People often talk about the Third World, though it’s more politically correct to refer to it as the “developing” world, as though they were all in puberty but were slow to develop due to low nutrition levels. The developing world is what polite society likes to call them, as their fully developed post-pubescent girls lounge around the golf club pool. How come we never hear about the Second World and the First World? I mean they must exist, as invisible as they may be, for there to be a Third World, right? Well there is a First World, which you will see is a very privileged set that normally trade in gold, which is the sun element associated with the sun god. Then there is the Second World, whose members trade in money $ or “mooney”, since they trade in the silver element, which is the color of the moon, hence silver dollars which no one uses anymore. Hey, did you notice the $ sign spells ISIS, the name of the moon goddess and those horribly pesky terrorists pretending to be Muslims who really work for the intelligence services as agent provocateurs? Then there’s the poor old Third World whose members get paid in the bronze element, earning 17 cents or 19 cents if they’re lucky per hour to make the running shoes the First World brats play in.

Let’s face it folks. The top executives are siphoning off most of the world’s wealth when they could easily be spreading it around. Some estimates have put the Rothschild family fortune at 900 trillion, far surpassing the GDPs of all countries on Earth. By comparison America leads the world with the largest GDP estimated at 16.8 trillion. In many countries the majority of the wealth is concentrated within a small group. In China, the top 1% controls 30% of the country’s wealth. In 2014, the Office for National Statistics in the UK estimated that Britain’s richest 1% had as much accumulated wealth as the poorest 55% of the population put together, according to an analysis of who owns the nation’s £9.5tn of property, pensions and financial assets. In 2007, it was estimated that the top 20% of Americans owned 85% of the country’s wealth and the bottom 80% of the population owned 15%. A study by the World Institute for Development Economics Research at United Nations University revealed that the richest 1% of adults alone owned 40% of global assets in the year 2000, and that the richest 10% of adults accounted for 85% of the world total. The bottom half of the world adult population owned 1% of global wealth.

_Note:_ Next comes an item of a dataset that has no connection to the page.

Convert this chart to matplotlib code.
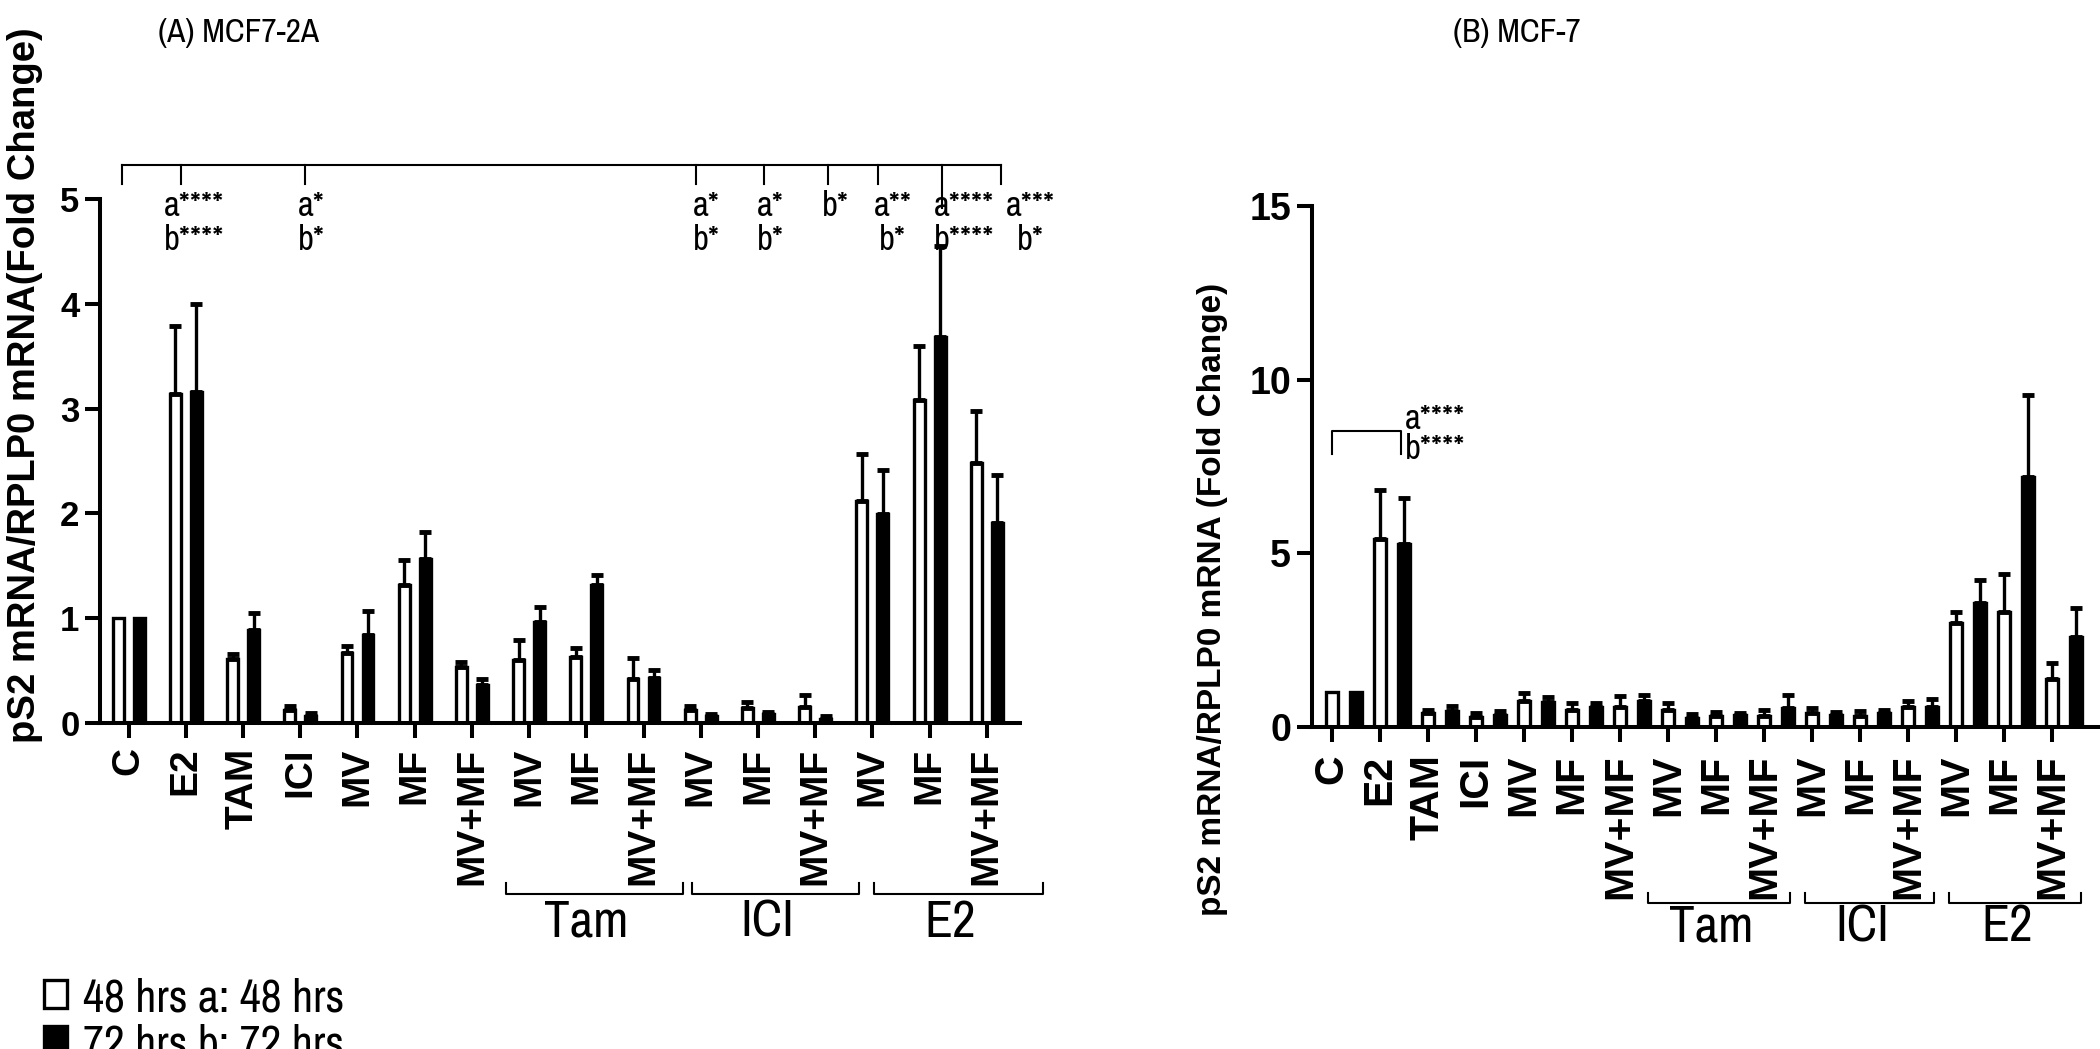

Personally, I don’t think it’s wise to give the eugenicist Bill Gates and his Gates Foundation that much money to play around with. Those vaccines they’re dispensing could spread a whole lot of narcolepsy (nodding disease) in African kids and a whole lot of Ebola. Not that I’m needling Bill Gates. I’d rather just give him a shot in the arm. Frankly, I think the money would be better spent feeding the poor and teaching them the techniques to grow their own healthy organic food instead of having Monsanto move in to push them off their land so the agro-giant can produce GMO foods that make everyone sick so the UN Agenda 21 90% depopulation target can be reached more quickly and efficiently. Google the “Georgia Guidestones” if you don’t believe me and read their Ten Commandments.